US stocks mostly rise on better inflation data while dollar retreats

US stocks mostly rise on better inflation data while dollar retreats

Oil prices jump over 2%, continuing a rally as improved US-China trade relations boost the economic outlook.

Wall Street
Both the S&P 500 and Nasdaq closed higher after inflation eased to 2.3% in April, below the 2.4% figure recorded in March. (AP pic)
NEW YORK:
Wall Street stocks mostly rose Tuesday while oil prices advanced, extending a rally as the improved state of US-China trade boosts the economic outlook.

Both the S&P 500 and Nasdaq finished solidly higher following benign US inflation data while the Dow retreated after weakness in UnitedHealth Group shares.

Markets continued to cheer the US-China announcement Monday of a de-escalation of trade tensions.

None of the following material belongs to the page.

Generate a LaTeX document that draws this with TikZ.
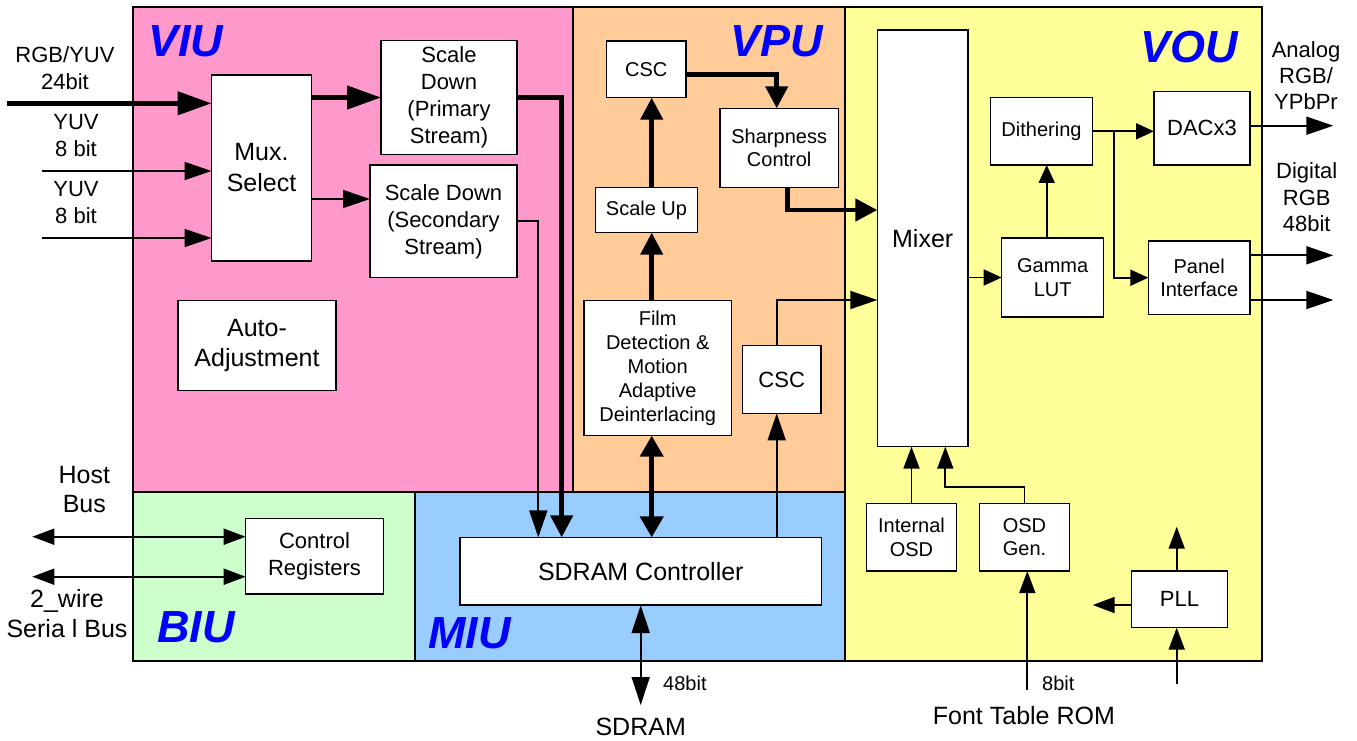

The two countries agreed to significantly lower levies for 90 days while they work to hash out an agreement.

The tech-rich Nasdaq led major US indices, winning 1.6%.

Oil prices also climbed more than 2% as traders pencil in more oil demand.

“It seems as if the euphoria that was ignited yesterday or over the weekend has continued into today at least for the S&P 500 and the Nasdaq,” said Sam Stovall of CFRA Research.

The consumer price index eased to 2.3% in April from a year ago, a tick below the 2.4% figure recorded in March.

Some analysts cautioned that it was still too early to see the implications of US President Donald Trump’s tariff policies, some of which have been rolled back or suspended.

But the weaker inflation data put pressure on the dollar, with more traders betting the Federal Reserve will soon cut interest rates.

In Europe, London closed barely changed, while Paris and Frankfurt both ticked up 0.3%.

Asian equities had finished with strong gains, in their catch-up session digesting Wall Street’s jump on Monday, although Hong Kong dropped nearly 2% on profit-taking.

On the corporate front, the big focus was on the auto sector after major news out of Japan.

Nissan posted an annual net loss of US$4.5 billion, confirmed plans to slash 15% of its global workforce and warned about the possible impact of US tariffs.

The carmaker, whose mooted merger with Honda collapsed this year, is heavily indebted and engaged in an expensive business restructuring plan.

For its part, Honda on Tuesday forecast a 70% drop in net profit for the 2025-26 financial year.

“The impact of tariff policies in various countries on our business has been very significant, and frequent revisions are being made, making it difficult to formulate an outlook,” said Honda chief executive Toshihiro Mibe.